DATASET EXCERPTS:
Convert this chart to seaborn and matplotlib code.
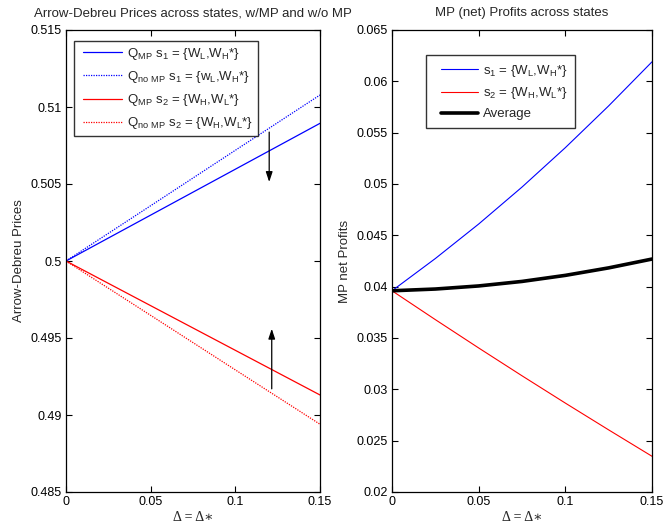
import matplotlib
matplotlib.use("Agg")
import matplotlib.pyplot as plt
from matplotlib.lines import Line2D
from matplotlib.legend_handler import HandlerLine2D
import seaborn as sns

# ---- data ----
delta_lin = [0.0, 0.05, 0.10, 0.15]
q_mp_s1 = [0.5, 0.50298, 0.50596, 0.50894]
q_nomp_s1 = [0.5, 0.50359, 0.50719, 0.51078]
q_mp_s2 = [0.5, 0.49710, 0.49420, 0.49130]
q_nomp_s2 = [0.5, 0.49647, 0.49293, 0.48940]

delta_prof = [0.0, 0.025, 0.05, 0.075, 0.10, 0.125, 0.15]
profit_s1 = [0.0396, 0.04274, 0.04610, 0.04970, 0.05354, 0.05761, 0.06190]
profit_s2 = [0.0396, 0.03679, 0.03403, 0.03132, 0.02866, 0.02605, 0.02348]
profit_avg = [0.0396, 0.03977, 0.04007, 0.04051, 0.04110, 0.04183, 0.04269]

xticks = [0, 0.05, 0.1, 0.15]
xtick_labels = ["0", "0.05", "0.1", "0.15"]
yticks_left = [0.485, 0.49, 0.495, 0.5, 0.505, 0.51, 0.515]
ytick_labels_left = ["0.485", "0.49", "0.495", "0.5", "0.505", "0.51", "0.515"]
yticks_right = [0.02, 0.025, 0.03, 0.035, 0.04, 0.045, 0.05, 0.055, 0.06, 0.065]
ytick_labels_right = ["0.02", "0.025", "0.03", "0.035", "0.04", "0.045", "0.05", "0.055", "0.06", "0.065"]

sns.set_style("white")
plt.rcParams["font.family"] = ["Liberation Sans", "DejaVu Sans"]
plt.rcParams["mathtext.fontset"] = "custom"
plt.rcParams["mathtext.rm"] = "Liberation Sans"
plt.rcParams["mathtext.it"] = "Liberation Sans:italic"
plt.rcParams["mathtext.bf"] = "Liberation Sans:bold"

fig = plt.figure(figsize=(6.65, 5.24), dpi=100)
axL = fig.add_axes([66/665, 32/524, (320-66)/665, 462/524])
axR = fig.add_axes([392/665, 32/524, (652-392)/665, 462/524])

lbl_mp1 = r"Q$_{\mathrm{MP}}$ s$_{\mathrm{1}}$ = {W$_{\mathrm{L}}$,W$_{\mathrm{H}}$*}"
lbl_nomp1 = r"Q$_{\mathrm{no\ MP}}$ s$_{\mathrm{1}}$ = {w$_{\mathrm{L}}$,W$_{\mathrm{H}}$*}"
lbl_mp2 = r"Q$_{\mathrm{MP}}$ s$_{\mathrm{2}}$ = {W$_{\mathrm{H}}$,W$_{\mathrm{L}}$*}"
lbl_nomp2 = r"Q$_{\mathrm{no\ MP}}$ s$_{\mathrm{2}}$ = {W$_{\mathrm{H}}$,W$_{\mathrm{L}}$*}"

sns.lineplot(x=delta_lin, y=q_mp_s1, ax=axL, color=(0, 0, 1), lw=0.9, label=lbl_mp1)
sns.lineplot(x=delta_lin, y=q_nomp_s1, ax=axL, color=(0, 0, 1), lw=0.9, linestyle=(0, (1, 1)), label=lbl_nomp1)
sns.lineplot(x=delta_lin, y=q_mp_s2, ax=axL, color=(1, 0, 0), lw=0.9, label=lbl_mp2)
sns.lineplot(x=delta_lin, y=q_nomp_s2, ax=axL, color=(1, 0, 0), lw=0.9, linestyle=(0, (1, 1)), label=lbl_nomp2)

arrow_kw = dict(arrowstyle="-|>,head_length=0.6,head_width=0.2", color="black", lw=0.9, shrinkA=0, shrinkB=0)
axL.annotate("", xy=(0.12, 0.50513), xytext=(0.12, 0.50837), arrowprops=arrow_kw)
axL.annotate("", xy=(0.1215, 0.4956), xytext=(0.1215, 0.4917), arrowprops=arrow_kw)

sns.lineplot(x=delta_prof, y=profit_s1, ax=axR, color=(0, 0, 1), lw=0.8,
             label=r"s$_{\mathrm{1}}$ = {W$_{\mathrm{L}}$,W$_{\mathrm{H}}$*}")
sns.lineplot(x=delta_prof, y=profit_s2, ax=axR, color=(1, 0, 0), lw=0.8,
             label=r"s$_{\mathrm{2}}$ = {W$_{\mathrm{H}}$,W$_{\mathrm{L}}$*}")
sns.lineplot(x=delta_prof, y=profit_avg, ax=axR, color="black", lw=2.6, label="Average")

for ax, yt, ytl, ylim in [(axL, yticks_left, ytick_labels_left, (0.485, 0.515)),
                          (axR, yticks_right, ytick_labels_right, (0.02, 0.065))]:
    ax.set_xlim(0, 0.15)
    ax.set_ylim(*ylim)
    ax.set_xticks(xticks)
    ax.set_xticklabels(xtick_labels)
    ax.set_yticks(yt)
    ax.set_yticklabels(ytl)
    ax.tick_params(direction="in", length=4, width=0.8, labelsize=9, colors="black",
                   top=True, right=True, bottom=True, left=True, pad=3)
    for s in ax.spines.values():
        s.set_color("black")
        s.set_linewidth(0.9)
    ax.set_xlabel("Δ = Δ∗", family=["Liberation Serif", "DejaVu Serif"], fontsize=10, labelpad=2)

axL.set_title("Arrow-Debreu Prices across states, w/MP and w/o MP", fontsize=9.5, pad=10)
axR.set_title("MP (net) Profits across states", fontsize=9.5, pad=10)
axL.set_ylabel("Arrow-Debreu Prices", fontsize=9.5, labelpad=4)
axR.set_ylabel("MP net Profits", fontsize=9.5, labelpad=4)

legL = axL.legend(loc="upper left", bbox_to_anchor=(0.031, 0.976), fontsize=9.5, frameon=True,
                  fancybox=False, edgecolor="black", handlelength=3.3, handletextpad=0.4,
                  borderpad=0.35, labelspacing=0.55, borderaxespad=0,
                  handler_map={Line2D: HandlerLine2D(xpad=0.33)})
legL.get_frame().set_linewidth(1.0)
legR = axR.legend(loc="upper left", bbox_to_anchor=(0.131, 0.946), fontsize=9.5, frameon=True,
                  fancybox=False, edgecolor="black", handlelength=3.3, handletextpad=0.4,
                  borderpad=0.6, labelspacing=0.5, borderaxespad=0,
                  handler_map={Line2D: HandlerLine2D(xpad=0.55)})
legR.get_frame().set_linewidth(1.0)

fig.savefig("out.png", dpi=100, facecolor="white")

...

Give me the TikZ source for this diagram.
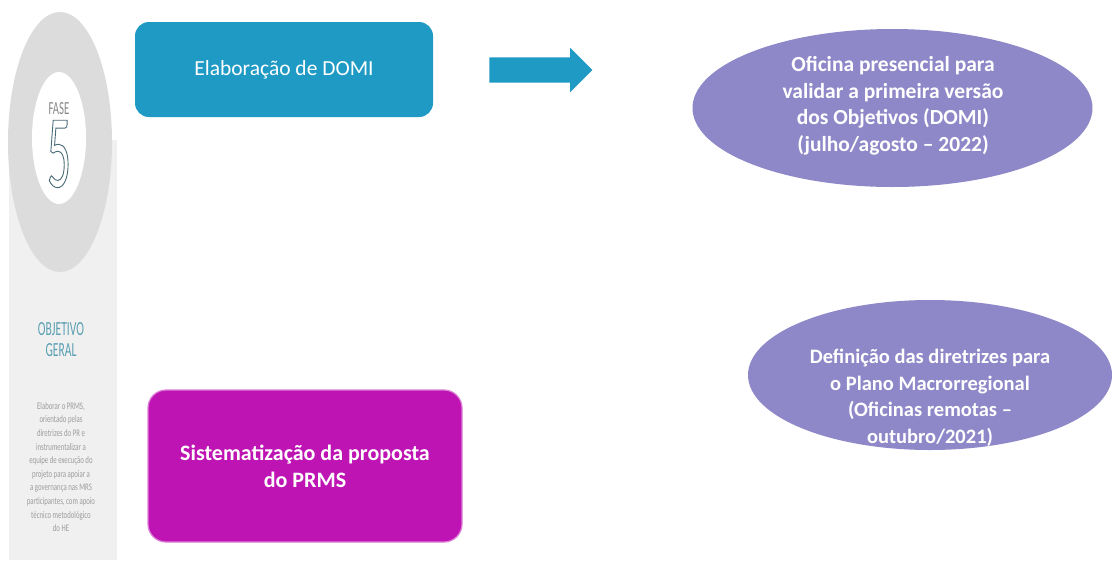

EXERCISE DESCRIPTION: Transcribe only the lines from the line holding "Convert this chart" through the line holding "import seaborn as sns", inclusive, without any of the pictures.

TASK RESULT:
Convert this chart to seaborn and matplotlib code.
import matplotlib
matplotlib.use("Agg")
import matplotlib.pyplot as plt
from matplotlib.lines import Line2D
from matplotlib.legend_handler import HandlerLine2D
import seaborn as sns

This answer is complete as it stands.